For two weeks they have given advanced warning that Bridge Road south would be closed for 2 weeks from today for roadworks. I actually remembered before I got there, drove 10 minutes out of my way to bypass said road and come out at the other end. Only to find they hadn’t closed it yet and it would have taken one minute to drive it. 

Get to Bungay to find more road closed signs. Took a risk and they closed the road right in front of me. One three point turn later and I was away trying to find an alternate route. I can’t believe I actually found my way. I decided just to follow another car I happened upon and luckily it turned out he was going to where I needed to be. Lucky I didn’t end up in Norwich really!

Please Release Me

Release? Well I would like to be released from my daily ditziness. 

This morning I said goodbye to everyone and left the house for work. Two minutes later I was back. “What you forgotten now?” asked hubby. “Nothing” I replied “I just took your car keys instead of mine”

Driving off down the road and my seat belt warning light came on. I was moving my bag around in the passenger seat and thinking that surely it wasn’t that heavy? It wasn’t until I lifted it off and the warning was still sounding that I realised I hadn’t secured MY seatbelt. 

Later in the day I got a message to ring a polic officer on 101 and was given a 4 digit extension number. I tried it 3 times to no avail as the extension number was not recognised. I hung up, rung 101 and spoke to someone explaining my dilemma. The response came ” No wonder madam. That’s his collar number not his extension. I’ll put you through now. Who shall I say is calling?” I gave my name but was far to embarrassed to say my professional capacity of responsible mental health nurse. 

I need either locking up or releasing from my craziness! 

Stolen Moments

I heard on the radio today about a group of people sitting in a pub when a bat flew in. 

The landlord was pleased to hear that one of his punters had experience with bats. Until the guy declared “I’ve been married to one for 30 years”

We may not be 30 years in, but this reminded me of all the times when at the checkout, we are asked if we need a bag. Mark always looks straight at me an replies “No. it’s ok. I already have one”


Just got back from a lovely dinner and went to the lobby bar for a drink. Sat down with Bonnie and Robbie and had to toddle off to little girls room (again – bloody kids and meno). When I got back I saw all were ready to rock n roll. Picked up a red drink with ice. Cheers. Ooh. What’s this?

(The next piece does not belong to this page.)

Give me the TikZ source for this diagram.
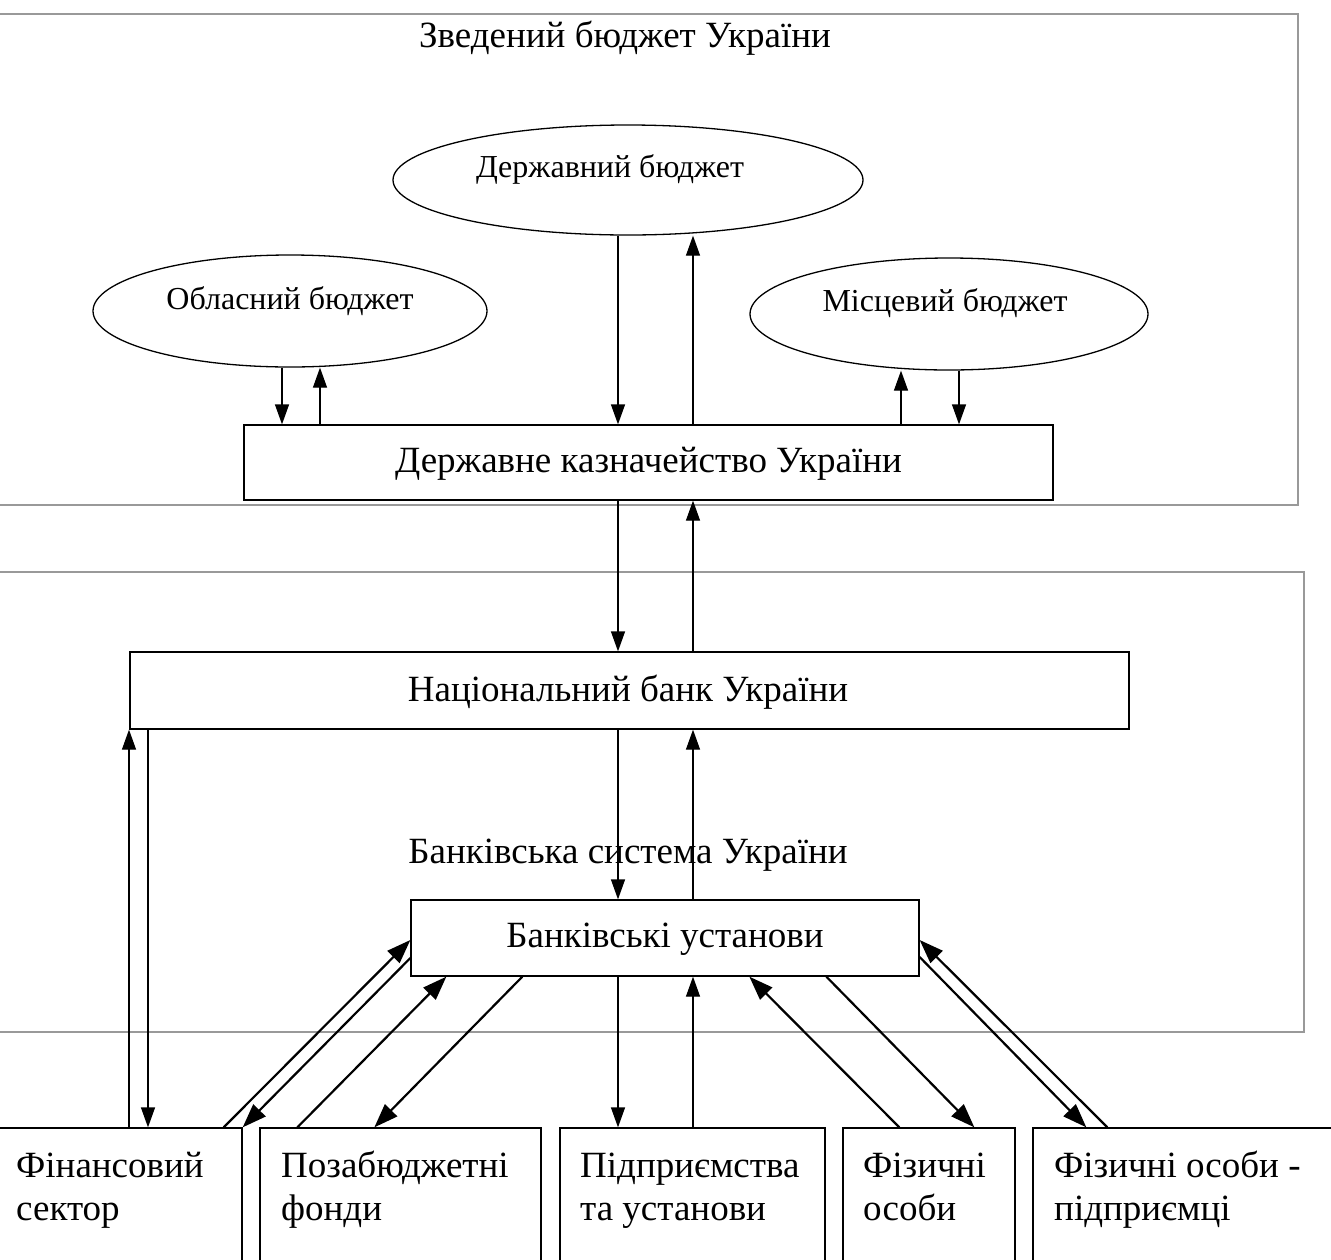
\documentclass[tikz,border=0pt]{standalone}
\usepackage{fontspec}
\setmainfont{Liberation Serif}
\usetikzlibrary{arrows.meta,calc,shapes.geometric}
\begin{document}
\begin{tikzpicture}[x=1pt,y=-1pt,
  frame/.style={draw=black!40, line width=1.2pt},
  ellbox/.style={ellipse, draw, line width=1.3pt, inner sep=0pt},
  rbox/.style={rectangle, draw, line width=1.3pt, inner sep=0pt},
  arr/.style={line width=1.3pt, -{Triangle[length=20pt,width=14pt]}},
  darr/.style={line width=2.2pt, -{Triangle[length=24pt,width=17pt]}},
  lbl/.style={font=\fontsize{37}{44}\selectfont, inner sep=0pt},
  elbl/.style={font=\fontsize{32}{38}\selectfont, inner sep=0pt},
  blbl/.style={font=\fontsize{37}{43}\selectfont, anchor=base west, inner sep=0pt},
]
\clip (0,0) rectangle (1331,1259);
\fill[white] (0,0) rectangle (1331,1259);
% frames
\draw[frame] (-10,14) rectangle (1298,505);
\draw[frame] (-10,572) rectangle (1304,1032);
\node[lbl] (tz) at (625,38) {Зведений бюджет України};
\node[lbl] (tb) at (628,855) {Банківська система України};
% ellipses
\node[ellbox, minimum width=470pt, minimum height=110pt] (db) at (628,180) {};
\node[elbl] (tdb) at (610,169) {Державний бюджет};
\node[ellbox, minimum width=394pt, minimum height=112pt] (ob) at (290,311) {};
\node[elbl] (tob) at (290,301) {Обласний бюджет};
\node[ellbox, minimum width=398pt, minimum height=112pt] (mb) at (949,314) {};
\node[elbl] (tmb) at (945,303) {Місцевий бюджет};
% boxes
\node[rbox, minimum width=809pt, minimum height=75pt] (kz) at (648.5,462.5) {};
\node[lbl] (tkz) at (648.5,464) {Державне казначейство України};
\node[rbox, minimum width=999pt, minimum height=77pt] (nbu) at (629.5,690.5) {};
\node[lbl] (tnbu) at (628,692) {Національний банк України};
\node[rbox, minimum width=508pt, minimum height=76pt] (bu) at (665,938) {};
\node[lbl] (tbu) at (665,939) {Банківські установи};
\node[rbox, minimum width=252pt, minimum height=172pt] (fin) at (116,1214) {};
\node[rbox, minimum width=281pt, minimum height=172pt] (poz) at (400.5,1214) {};
\node[rbox, minimum width=265pt, minimum height=172pt] (pid) at (692.5,1214) {};
\node[rbox, minimum width=172pt, minimum height=172pt] (fiz) at (929,1214) {};
\node[rbox, minimum width=312pt, minimum height=172pt] (fop) at (1189,1214) {};
\node[blbl] (t1a) at (16,1177) {Фінансовий};
\node[blbl] (t1b) at (16,1220) {сектор};
\node[blbl] (t2a) at (281,1177) {Позабюджетні};
\node[blbl] (t2b) at (281,1220) {фонди};
\node[blbl] (t3a) at (580,1177) {Підприємства};
\node[blbl] (t3b) at (580,1220) {та установи};
\node[blbl] (t4a) at (863,1177) {Фізичні};
\node[blbl] (t4b) at (863,1220) {особи};
\node[blbl] (t5a) at (1054,1177) {Фізичні особи -};
\node[blbl] (t5b) at (1054,1220) {підприємці};
% x positions of vertical connectors
\coordinate (xa) at (282,0);
\coordinate (xb) at (320,0);
\coordinate (xc) at (618,0);
\coordinate (xd) at (693,0);
\coordinate (xe) at (901,0);
\coordinate (xf) at (959,0);
\coordinate (xg) at (129,0);
\coordinate (xh) at (148,0);
% budgets <-> treasury
\draw[arr] (xa |- ob.south) -- (xa |- kz.north);
\draw[arr] (xb |- kz.north) -- (xb |- ob.south);
\draw[arr] (xc |- db.south) -- (xc |- kz.north);
\draw[arr] (xd |- kz.north) -- (xd |- db.south);
\draw[arr] (xe |- kz.north) -- (xe |- mb.south);
\draw[arr] (xf |- mb.south) -- (xf |- kz.north);
% treasury <-> NBU
\draw[arr] (xc |- kz.south) -- (xc |- nbu.north);
\draw[arr] (xd |- nbu.north) -- (xd |- kz.south);
% NBU <-> banks
\draw[arr] (xc |- nbu.south) -- (xc |- bu.north);
\draw[arr] (xd |- bu.north) -- (xd |- nbu.south);
% NBU <-> financial sector
\draw[arr] (xg |- fin.north) -- (xg |- nbu.south);
\draw[arr] (xh |- nbu.south) -- (xh |- fin.north);
% banks <-> enterprises
\draw[arr] (xc |- bu.south) -- (xc |- pid.north);
\draw[arr] (xd |- pid.north) -- (xd |- bu.south);
% diagonal connectors
\draw[darr] ($(fin.north east)+(-19,0)$) -- ($(bu.west)+(0,2)$);
\draw[darr] ($(bu.west)+(0,20)$) -- (fin.north east);
\draw[darr] ($(poz.north west)+(38,0)$) -- ($(bu.south west)+(36,0)$);
\draw[darr] ($(bu.south west)+(112,0)$) -- ($(poz.north west)+(115,0)$);
\draw[darr] ($(fiz.north west)+(57,0)$) -- ($(bu.south west)+(339,0)$);
\draw[darr] ($(bu.south west)+(416,0)$) -- ($(fiz.north west)+(132,0)$);
\draw[darr] ($(fop.north west)+(75,0)$) -- ($(bu.east)+(0,2)$);
\draw[darr] ($(bu.east)+(0,19)$) -- ($(fop.north west)+(54,0)$);
\end{tikzpicture}
\end{document}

Don’t know was the unanimous response. They were here when we sat down 

A Fishy Tale

Mark just spent the best twenty dollars ever – for me to snorkel on Dominican coral reef. It was an electric marine display which all went really well until something grabbed my left leg. Knowing Mark was not with me I computed that none of my other swimming companions would do this and so ensued a manic panic swim back to the boat. Whatever it was had a good grip and would not let go even once back at the boat. I held onto the side of the boat and shook and hit my leg whilst the captain looked on. I knew there was a reason I don’t usually where flippers – they collect bloody seaweed!